#### Data excerpt ####
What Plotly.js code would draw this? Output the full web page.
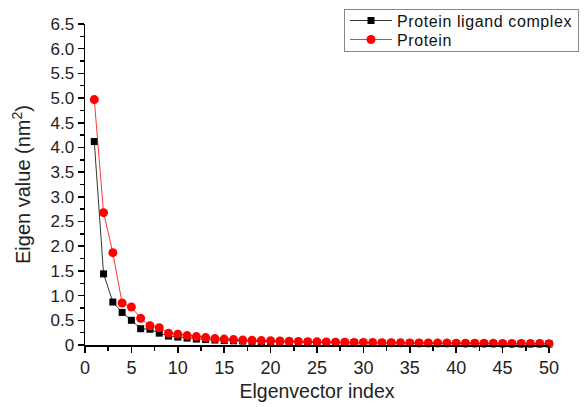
<!DOCTYPE html>
<html><head><meta charset="utf-8">
<script src="https://cdn.plot.ly/plotly-3.0.1.min.js"></script>
<style>body{margin:0;background:#fff}#c{width:584px;height:407px}.legendtext{letter-spacing:0.6px}</style>
</head><body><div id="c"></div>
<script>
const idx = Array.from({length:50},(_,i)=>i+1);
const complexVals = [4.12,1.44,0.87,0.66,0.50,0.33,0.32,0.24,0.18,0.16,
 0.14,0.12,0.11,0.10,0.09,0.085,0.08,0.075,0.07,0.065,
 0.062,0.06,0.057,0.055,0.052,0.05,0.048,0.046,0.044,0.042,
 0.04,0.039,0.038,0.037,0.036,0.035,0.034,0.033,0.032,0.031,
 0.03,0.029,0.028,0.027,0.026,0.025,0.025,0.024,0.023,0.022];
const proteinVals = [4.97,2.68,1.87,0.85,0.77,0.54,0.39,0.35,0.24,0.22,
 0.19,0.17,0.15,0.13,0.12,0.11,0.10,0.095,0.09,0.085,
 0.08,0.075,0.07,0.067,0.064,0.061,0.058,0.055,0.053,0.051,
 0.049,0.047,0.045,0.044,0.042,0.041,0.04,0.039,0.038,0.037,
 0.036,0.035,0.034,0.033,0.032,0.031,0.03,0.029,0.028,0.027];
const names = ['Protein ligand complex','Protein'];
const xTicks = [0,5,10,15,20,25,30,35,40,45,50];
const yTicks = [0,0.5,1.0,1.5,2.0,2.5,3.0,3.5,4.0,4.5,5.0,5.5,6.0,6.5];
const yTickText = ['0','0.5','1.0','1.5','2.0','2.5','3.0','3.5','4.0','4.5','5.0','5.5','6.0','6.5'];

const traces = [
 {x: idx, y: complexVals, name: names[0], mode:'lines+markers', type:'scatter',
  line:{color:'#000', width:0.8}, marker:{symbol:'square', color:'#000', size:7}, cliponaxis:false},
 {x: idx, y: proteinVals, name: names[1], mode:'lines+markers', type:'scatter',
  line:{color:'#ff0000', width:0.8}, marker:{symbol:'circle', color:'#ff0000', size:9}, cliponaxis:false}
];
const fam = 'Liberation Sans, Arial, sans-serif';
const layout = {
 width:584, height:407,
 margin:{l:85, r:35, t:24, b:62},
 paper_bgcolor:'#fff', plot_bgcolor:'#fff',
 font: {family:fam, size:17, color:'#222'},
 showlegend:true,
 legend:{x:0.98, xanchor:'right', y:0.98, yanchor:'top',
   bordercolor:'#888', borderwidth:1, bgcolor:'#fff',
   font:{size:16, family:fam, color:'#111'}, tracegroupgap:0, itemwidth:42},
 xaxis:{range:[0,50], tickvals:xTicks, ticks:'outside', ticklen:6, tickwidth:1.5, tickcolor:'#000',
   minor:{dtick:2.5, tick0:0, ticks:'outside', ticklen:4, tickwidth:1.5, tickcolor:'#000'},
   showline:true, linecolor:'#000', linewidth:1.5, showgrid:false, zeroline:false,
   tickfont:{size:18, family:fam, color:'#222'},
   title:{text:'Elgenvector index', font:{size:19.5, family:fam, color:'#222'}, standoff:7}},
 yaxis:{range:[0,6.5], tickvals:yTicks, ticktext:yTickText, ticks:'outside', ticklen:6, tickwidth:1.5, tickcolor:'#000',
   minor:{dtick:0.25, tick0:0, ticks:'outside', ticklen:4, tickwidth:1.5, tickcolor:'#000'},
   showline:true, linecolor:'#000', linewidth:1.5, showgrid:false, zeroline:false,
   tickfont:{size:17, family:fam, color:'#222'},
   title:{text:'Eigen value (nm<sup>2</sup>)', font:{size:20, family:fam, color:'#222'}, standoff:14}}
};
Plotly.newPlot('c', traces, layout, {displayModeBar:false, staticPlot:true}).then(gd => {
  const lg = gd.querySelector('g.legend');
  const w = gd._fullLayout.legend._width;
  if (!lg || !w) return;
  lg.setAttribute('transform', 'translate(' + (579 - w) + ',9)');
  const items = lg.querySelectorAll('g.traces');
  items.forEach((g, i) => {
    const m = /translate\(\s*([-\d.]+)/.exec(g.getAttribute('transform') || '');
    const tx = m ? parseFloat(m[1]) : 0;
    g.setAttribute('transform', 'translate(' + tx + ',' + (11.5 + 19 * i) + ')');
  });
  const sb = lg.querySelector('g.scrollbox');
  if (sb) sb.setAttribute('transform', 'translate(0,0)');
  const bg = lg.querySelector('rect.bg');
  if (bg) bg.setAttribute('height', 42);
});
</script></body></html>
####
#### Exercise requirements:
Take the listing above and print it exactly, apart from the pictures.

#### Answer to the task:
What Plotly.js code would draw this? Output the full web page.
<!DOCTYPE html>
<html><head><meta charset="utf-8">
<script src="https://cdn.plot.ly/plotly-3.0.1.min.js"></script>
<style>body{margin:0;background:#fff}#c{width:584px;height:407px}.legendtext{letter-spacing:0.6px}</style>
</head><body><div id="c"></div>
<script>
const idx = Array.from({length:50},(_,i)=>i+1);
const complexVals = [4.12,1.44,0.87,0.66,0.50,0.33,0.32,0.24,0.18,0.16,
 0.14,0.12,0.11,0.10,0.09,0.085,0.08,0.075,0.07,0.065,
 0.062,0.06,0.057,0.055,0.052,0.05,0.048,0.046,0.044,0.042,
 0.04,0.039,0.038,0.037,0.036,0.035,0.034,0.033,0.032,0.031,
 0.03,0.029,0.028,0.027,0.026,0.025,0.025,0.024,0.023,0.022];
const proteinVals = [4.97,2.68,1.87,0.85,0.77,0.54,0.39,0.35,0.24,0.22,
 0.19,0.17,0.15,0.13,0.12,0.11,0.10,0.095,0.09,0.085,
 0.08,0.075,0.07,0.067,0.064,0.061,0.058,0.055,0.053,0.051,
 0.049,0.047,0.045,0.044,0.042,0.041,0.04,0.039,0.038,0.037,
 0.036,0.035,0.034,0.033,0.032,0.031,0.03,0.029,0.028,0.027];
const names = ['Protein ligand complex','Protein'];
const xTicks = [0,5,10,15,20,25,30,35,40,45,50];
const yTicks = [0,0.5,1.0,1.5,2.0,2.5,3.0,3.5,4.0,4.5,5.0,5.5,6.0,6.5];
const yTickText = ['0','0.5','1.0','1.5','2.0','2.5','3.0','3.5','4.0','4.5','5.0','5.5','6.0','6.5'];

const traces = [
 {x: idx, y: complexVals, name: names[0], mode:'lines+markers', type:'scatter',
  line:{color:'#000', width:0.8}, marker:{symbol:'square', color:'#000', size:7}, cliponaxis:false},
 {x: idx, y: proteinVals, name: names[1], mode:'lines+markers', type:'scatter',
  line:{color:'#ff0000', width:0.8}, marker:{symbol:'circle', color:'#ff0000', size:9}, cliponaxis:false}
];
const fam = 'Liberation Sans, Arial, sans-serif';
const layout = {
 width:584, height:407,
 margin:{l:85, r:35, t:24, b:62},
 paper_bgcolor:'#fff', plot_bgcolor:'#fff',
 font: {family:fam, size:17, color:'#222'},
 showlegend:true,
 legend:{x:0.98, xanchor:'right', y:0.98, yanchor:'top',
   bordercolor:'#888', borderwidth:1, bgcolor:'#fff',
   font:{size:16, family:fam, color:'#111'}, tracegroupgap:0, itemwidth:42},
 xaxis:{range:[0,50], tickvals:xTicks, ticks:'outside', ticklen:6, tickwidth:1.5, tickcolor:'#000',
   minor:{dtick:2.5, tick0:0, ticks:'outside', ticklen:4, tickwidth:1.5, tickcolor:'#000'},
   showline:true, linecolor:'#000', linewidth:1.5, showgrid:false, zeroline:false,
   tickfont:{size:18, family:fam, color:'#222'},
   title:{text:'Elgenvector index', font:{size:19.5, family:fam, color:'#222'}, standoff:7}},
 yaxis:{range:[0,6.5], tickvals:yTicks, ticktext:yTickText, ticks:'outside', ticklen:6, tickwidth:1.5, tickcolor:'#000',
   minor:{dtick:0.25, tick0:0, ticks:'outside', ticklen:4, tickwidth:1.5, tickcolor:'#000'},
   showline:true, linecolor:'#000', linewidth:1.5, showgrid:false, zeroline:false,
   tickfont:{size:17, family:fam, color:'#222'},
   title:{text:'Eigen value (nm<sup>2</sup>)', font:{size:20, family:fam, color:'#222'}, standoff:14}}
};
Plotly.newPlot('c', traces, layout, {displayModeBar:false, staticPlot:true}).then(gd => {
  const lg = gd.querySelector('g.legend');
  const w = gd._fullLayout.legend._width;
  if (!lg || !w) return;
  lg.setAttribute('transform', 'translate(' + (579 - w) + ',9)');
  const items = lg.querySelectorAll('g.traces');
  items.forEach((g, i) => {
    const m = /translate\(\s*([-\d.]+)/.exec(g.getAttribute('transform') || '');
    const tx = m ? parseFloat(m[1]) : 0;
    g.setAttribute('transform', 'translate(' + tx + ',' + (11.5 + 19 * i) + ')');
  });
  const sb = lg.querySelector('g.scrollbox');
  if (sb) sb.setAttribute('transform', 'translate(0,0)');
  const bg = lg.querySelector('rect.bg');
  if (bg) bg.setAttribute('height', 42);
});
</script></body></html>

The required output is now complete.